Abstract

As efforts to engage men and boys in gender justice work have proliferated across the globe, so too has evidence of the potential for this work to reinforce rather than deconstruct gender inequalities, resulting in calls to assess the assumptions that underpin this work. Although a significant amount of male-based gender justice work is based in the Global South, analytical literature on efforts to engage men and boys and on pro-feminist men has been largely confined to the Global North. This article responds to the need for a better understanding of how the tensions and risks of involving men in gender justice work are dealt with in the Global South, with an exploration of the narratives of fifteen male and one assigned male at birth (AMAB) middle-class young people working to promote gender equality in New Delhi, India. I demonstrate that there is great diversity in perspectives and approach among male and AMAB gender justice workers in Delhi.

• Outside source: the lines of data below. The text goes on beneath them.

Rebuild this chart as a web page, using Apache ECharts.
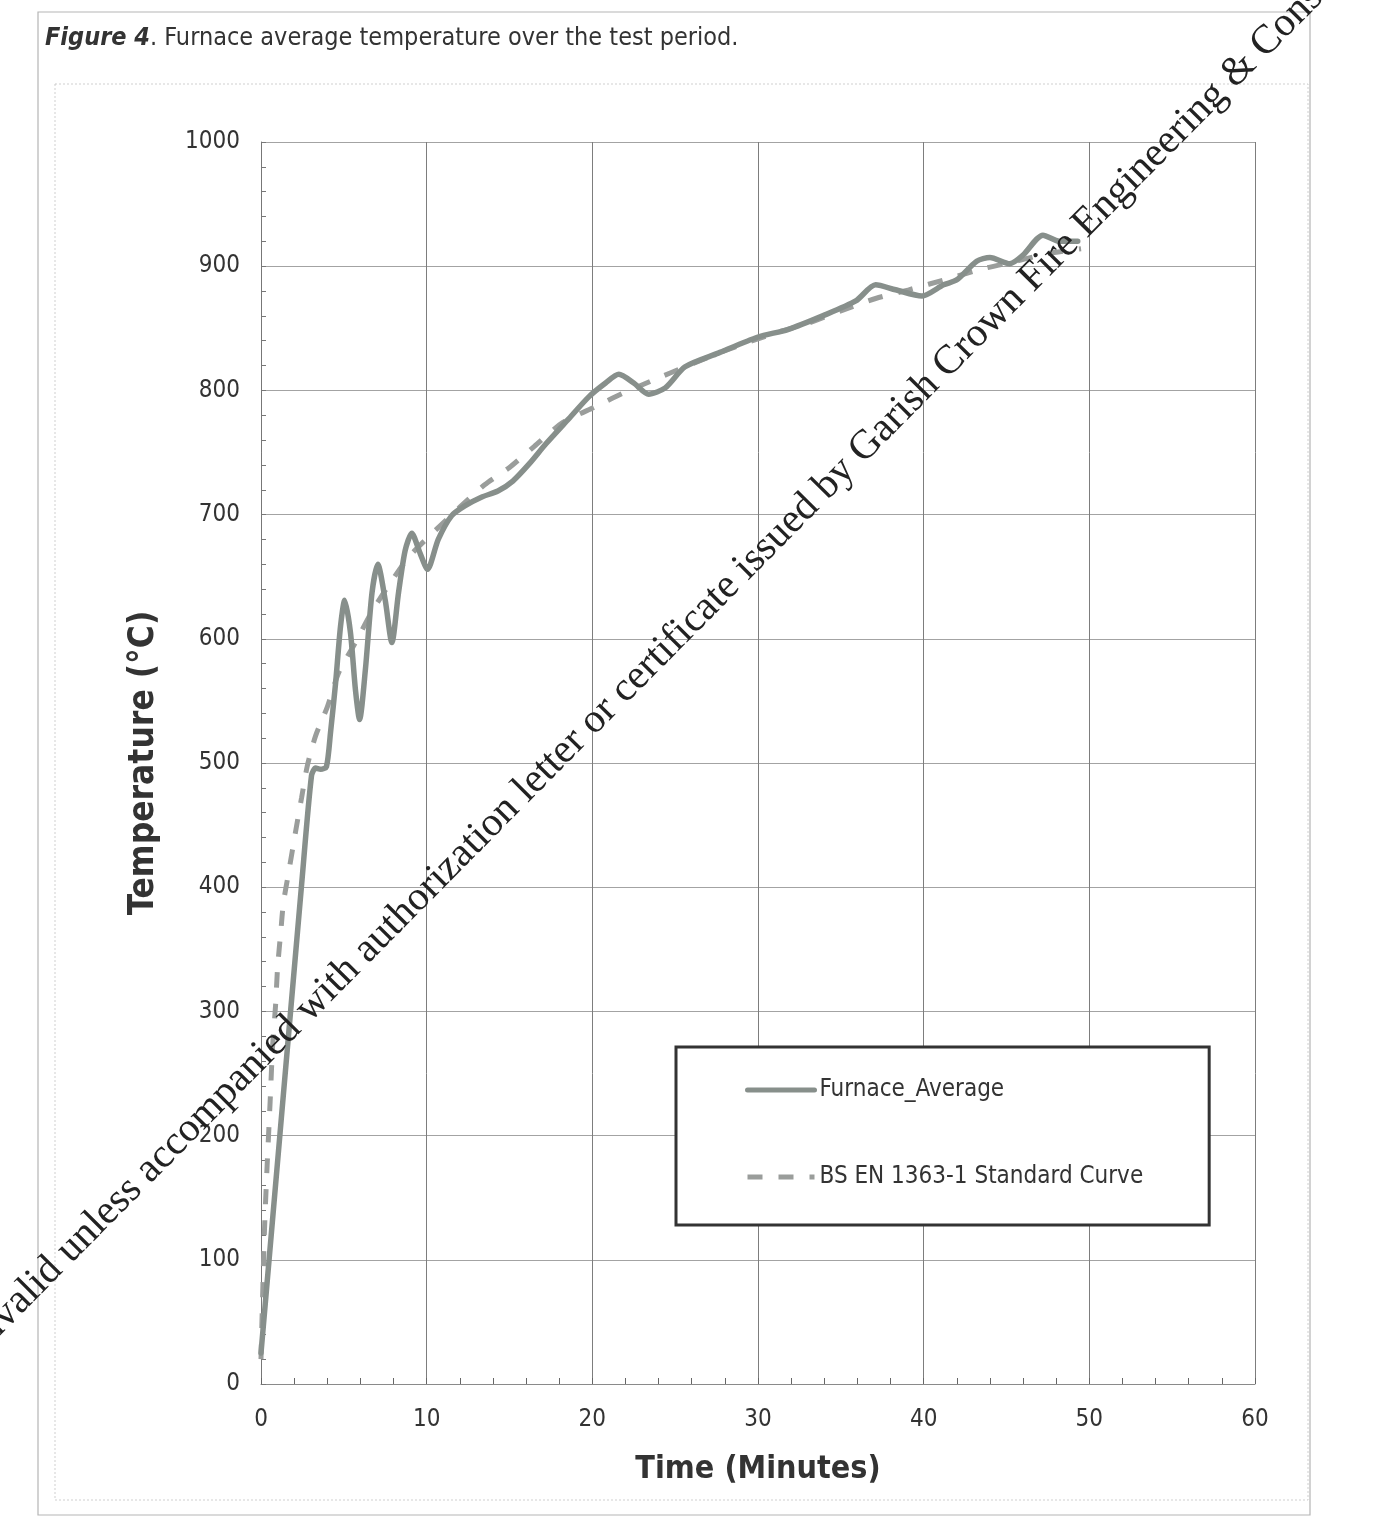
<!DOCTYPE html>
<html>
<head>
<meta charset="utf-8">
<script src="https://cdn.jsdelivr.net/npm/echarts@6/dist/echarts.min.js"></script>
<style>
  html, body { margin: 0; padding: 0; background: #fff; }
  #chart { width: 1376px; height: 1528px; }
</style>
</head>
<body>
<div id="chart"></div>
<script>
// ---- data ----
const xTickLabels = ['0', '10', '20', '30', '40', '50', '60'];
const yTickLabels = ['0', '100', '200', '300', '400', '500', '600', '700', '800', '900', '1000'];

const furnaceTime = [0, 1.15, 2.45, 3.05, 3.3, 3.6, 3.95, 4.2, 4.5, 4.8, 5.05, 5.4, 5.7, 5.95, 6.3, 6.7, 7.05, 7.5, 7.9, 8.3, 8.7, 9.1, 9.6, 10.05, 10.7, 11.5, 12.3, 13.3, 14.3, 15.2, 16.2, 17.2, 18.5, 19.8, 20.8, 21.6, 22.5, 23.4, 24.4, 25.6, 27.6, 30.0, 31.8, 33.9, 35.9, 37.1, 38.3, 39.9, 41.2, 42.0, 43.2, 44.0, 45.2, 46.0, 47.2, 48.2, 49.3];
const furnaceTemp = [25, 202, 402, 490, 496, 495, 497, 525, 564, 610, 631, 605, 559, 535, 575, 637, 660, 631, 597, 637, 671, 685, 669, 656, 680, 699, 707, 714, 719, 727, 741, 757, 776, 795, 806, 813, 806, 797, 802, 819, 830, 843, 849, 860, 872, 885, 881, 876, 885, 889, 904, 907, 902, 909, 925, 920, 920];

const standardTime = [0, 0.2, 0.35, 0.55, 0.7, 0.88, 1.0, 1.2, 1.35, 1.67, 2.09, 2.45, 2.8, 3.3, 4.0, 4.7, 5.7, 6.7, 7.8, 9.0, 10.5, 12.0, 13.5, 15.0, 16.5, 18.2, 20.2, 21.9, 23.8, 25.6, 28.0, 31.0, 33.0, 35.0, 37.1, 39.1, 41.5, 43.6, 45.6, 47.4, 49.5];
const standardTemp = [20, 120, 170, 227, 272, 305, 335, 365, 387, 412, 445, 472, 498, 522, 545, 573, 597, 622, 645, 667, 687, 706, 724, 738, 755, 774, 787, 798, 809, 819, 832, 846, 854, 864, 874, 881, 890, 898, 904, 910, 914];

const seriesNames = ['Furnace_Average', 'BS EN 1363-1 Standard Curve'];
// -----------------------------------

const NARROW = '"Liberation Sans Narrow", "Arial Narrow", "DejaVu Sans Condensed", sans-serif';
const pairs = (xs, ys) => xs.map((x, i) => [x, ys[i]]);

const chart = echarts.init(document.getElementById('chart'), null, { renderer: 'canvas' });

const option = {
  backgroundColor: '#ffffff',
  animation: false,
  title: {
    left: 40, top: 21,
    text: '{b|Figure 4}{r|. Furnace average temperature over the test period.}',
    textStyle: {
      fontWeight: 'normal',
      rich: {
        b: { fontFamily: NARROW, fontSize: 25, fontWeight: 'bold', fontStyle: 'italic', color: '#333' },
        r: { fontFamily: NARROW, fontSize: 25, fontWeight: 'normal', color: '#333' }
      }
    }
  },
  grid: { left: 261, top: 142, width: 994, height: 1242, containLabel: false },
  xAxis: {
    type: 'value', min: 0, max: 60, interval: 10,
    name: 'Time (Minutes)', nameLocation: 'middle', nameGap: 70,
    nameTextStyle: { fontFamily: NARROW, fontSize: 32, fontWeight: 'bold', color: '#333' },
    axisLine: { show: true, lineStyle: { color: '#8a8a8a', width: 1 } },
    axisTick: { show: true, inside: true, length: 6, lineStyle: { color: '#666' } },
    minorTick: { show: true, splitNumber: 5, length: 6, lineStyle: { color: '#666' } },
    axisLabel: {
      margin: 24, fontFamily: NARROW, fontSize: 24, color: '#333',
      formatter: (v) => xTickLabels[Math.round(v / 10)]
    },
    splitLine: { show: true, lineStyle: { color: '#7d7d7d', width: 1 } }
  },
  yAxis: {
    type: 'value', min: 0, max: 1000, interval: 100,
    name: 'Temperature (°C)', nameLocation: 'middle', nameGap: 100,
    nameTextStyle: { fontFamily: NARROW, fontSize: 35, fontWeight: 'bold', color: '#333' },
    axisLine: { show: true, lineStyle: { color: '#777', width: 1 } },
    axisTick: { show: true, inside: true, length: 5, lineStyle: { color: '#777' } },
    minorTick: { show: true, splitNumber: 5, length: 5, lineStyle: { color: '#777' } },
    axisLabel: {
      margin: 21, fontFamily: NARROW, fontSize: 24, color: '#333',
      formatter: (v) => yTickLabels[Math.round(v / 100)]
    },
    splitLine: { show: true, lineStyle: { color: '#a3a3a3', width: 1 } }
  },
  legend: {
    left: 676, top: 1047,
    orient: 'vertical',
    data: seriesNames,
    backgroundColor: '#ffffff',
    borderColor: '#333', borderWidth: 3,
    padding: [30, 66, 35, 69],
    itemGap: 61,
    itemWidth: 67, itemHeight: 26,
    itemStyle: { opacity: 0 },
    lineStyle: { width: 5 },
    textStyle: { fontFamily: NARROW, fontSize: 24, color: '#333', lineHeight: 26 }
  },
  series: [
    {
      name: seriesNames[0], type: 'line',
      data: pairs(furnaceTime, furnaceTemp),
      showSymbol: false, symbol: 'none',
      smooth: 0.25,
      lineStyle: { color: '#878f8b', width: 5.5, cap: 'round', join: 'round' },
      itemStyle: { color: '#878f8b' },
      z: 3
    },
    {
      name: seriesNames[1], type: 'line',
      data: pairs(standardTime, standardTemp),
      showSymbol: false, symbol: 'none',
      smooth: 0.25,
      lineStyle: { color: '#9a9d9b', width: 5, type: [15, 16] },
      itemStyle: { color: '#9a9d9b' },
      z: 2
    }
  ],
  graphic: [
    { type: 'rect', silent: true, z: -10,
      shape: { x: 38, y: 12, width: 1272, height: 1503 },
      style: { fill: 'none', stroke: '#b5b5b5', lineWidth: 1.2 } },
    { type: 'rect', silent: true, z: -10,
      shape: { x: 55, y: 84, width: 1253, height: 1416 },
      style: { fill: 'none', stroke: '#cfcfcf', lineWidth: 1, lineDash: [2, 2] } },
    { type: 'text', silent: true, z: 100,
      x: 684, y: 630, rotation: 0.79,
      style: {
        text: 'Invalid unless accompanied with authorization letter or certificate issued by Garish Crown Fire Engineering & Consultants',
        font: '41px "Liberation Serif", "DejaVu Serif", serif',
        fill: '#222', align: 'center', verticalAlign: 'middle'
      } }
  ]
};

chart.setOption(option);
</script>
</body>
</html>
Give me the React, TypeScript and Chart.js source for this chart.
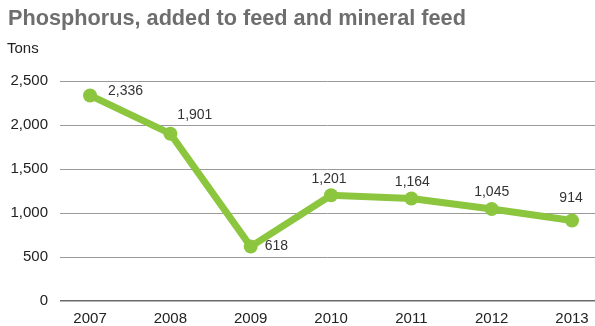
import React, { useEffect, useRef } from "react";
import { Chart, registerables } from "chart.js";

Chart.register(...registerables);

const years = ["2007", "2008", "2009", "2010", "2011", "2012", "2013"];
const phosphorusTons = [2336, 1901, 618, 1201, 1164, 1045, 914];
const valueLabels = ["2,336", "1,901", "618", "1,201", "1,164", "1,045", "914"];
const yTicks = [0, 500, 1000, 1500, 2000, 2500];

const title = "Phosphorus, added to feed and mineral feed";
const unitLabel = "Tons";

// label placement (style): [dx, dy, align]
const labelOffsets: [number, number, CanvasTextAlign][] = [
  [18, -4, "left"],
  [7, -19, "left"],
  [14, 0, "left"],
  [-2, -16, "center"],
  [1, -16, "center"],
  [0, -17, "center"],
  [-1, -22, "center"],
];

const FONT = "'Liberation Sans', Arial, Helvetica, sans-serif";

const labelPlugin = {
  id: "valueLabels",
  afterDatasetsDraw(chart: any) {
    const meta = chart.getDatasetMeta(0);
    const ctx = chart.ctx;
    ctx.save();
    ctx.font = `14px ${FONT}`;
    ctx.fillStyle = "#333333";
    ctx.textBaseline = "middle";
    meta.data.forEach((pt: any, i: number) => {
      const [dx, dy, align] = labelOffsets[i];
      ctx.textAlign = align;
      ctx.fillText(valueLabels[i], pt.x + dx, pt.y + dy);
    });
    ctx.restore();
  },
};

export default function App() {
  const ref = useRef<HTMLCanvasElement>(null);
  useEffect(() => {
    if (!ref.current) return;
    const chart = new Chart(ref.current, {
      type: "line",
      data: {
        datasets: [
          {
            data: years.map((y, i) => ({ x: Number(y), y: phosphorusTons[i] })),
            borderColor: "#8cc63f",
            backgroundColor: "#8cc63f",
            borderWidth: 7,
            pointRadius: 7,
            pointBackgroundColor: "#8cc63f",
            pointBorderWidth: 0,
            tension: 0,
            clip: false,
          },
        ],
      },
      options: {
        animation: false,
        responsive: false,
        maintainAspectRatio: false,
        layout: { autoPadding: false, padding: { top: 81, right: 0, bottom: 0, left: 0 } },
        plugins: { legend: { display: false }, tooltip: { enabled: false }, title: { display: false } },
        scales: {
          x: {
            type: "linear",
            min: 2006.626,
            max: 2013.286,
            afterFit: (s: any) => {
              s.height = 25;
              s.paddingLeft = 0;
              s.paddingRight = 0;
            },
            grid: { display: false, drawTicks: false },
            border: { display: false },
            ticks: {
              stepSize: 1,
              includeBounds: false,
              padding: 9,
              maxRotation: 0,
              color: "#222222",
              font: { family: FONT, size: 15 },
              callback: (v: any) => String(v),
            },
          },
          y: {
            min: 0,
            max: 2500,
            afterFit: (s: any) => {
              s.width = 60;
              s.paddingTop = 0;
              s.paddingBottom = 0;
            },
            afterBuildTicks: (s: any) => {
              s.ticks = yTicks.map((v) => ({ value: v }));
            },
            border: { display: false },
            grid: {
              drawTicks: false,
              color: (c: any) => (c.tick && c.tick.value === 0 ? "#6a6a6a" : "#9a9a9a"),
              lineWidth: (c: any) => (c.tick && c.tick.value === 0 ? 1.5 : 1),
            },
            ticks: {
              padding: 12,
              color: "#222222",
              font: { family: FONT, size: 15 },
              callback: (v: any) => Number(v).toLocaleString("en-US"),
            },
          },
        },
      },
      plugins: [labelPlugin],
    });
    return () => chart.destroy();
  }, []);

  return (
    <div style={{ position: "fixed", left: 0, top: 0, width: 595, height: 326, background: "#fff" }}>
      <canvas ref={ref} width={595} height={326} style={{ position: "absolute", left: 0, top: 0 }} />
      <div
        style={{
          position: "absolute",
          left: 8,
          top: 5,
          fontFamily: FONT,
          fontWeight: "bold",
          fontSize: 21.7,
          color: "#6e6e6e",
          whiteSpace: "nowrap",
          lineHeight: "26px",
        }}
      >
        {title}
      </div>
      <div
        style={{
          position: "absolute",
          left: 7,
          top: 39,
          fontFamily: FONT,
          fontSize: 15,
          color: "#222222",
          lineHeight: "18px",
        }}
      >
        {unitLabel}
      </div>
    </div>
  );
}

While many identified as feminists, felt the need to be accountable to women’s organizations and critiqued the idea of men as victims of patriarchy, others distanced themselves from the “radical” and “political” nature of feminism, expressed concerns about the centrality of women in gender justice work and framed men as equal victims of patriarchy. I argue that the latter approach is underpinned by a focus on “mind sets” and individuals as the locus of change. In the absence of discussion of power, the structural and the political, a focus on the personal risks creating room to question the extent of female oppression and male privilege, undermining feminist goals in the interests of a more “inclusive” approach to gender justice.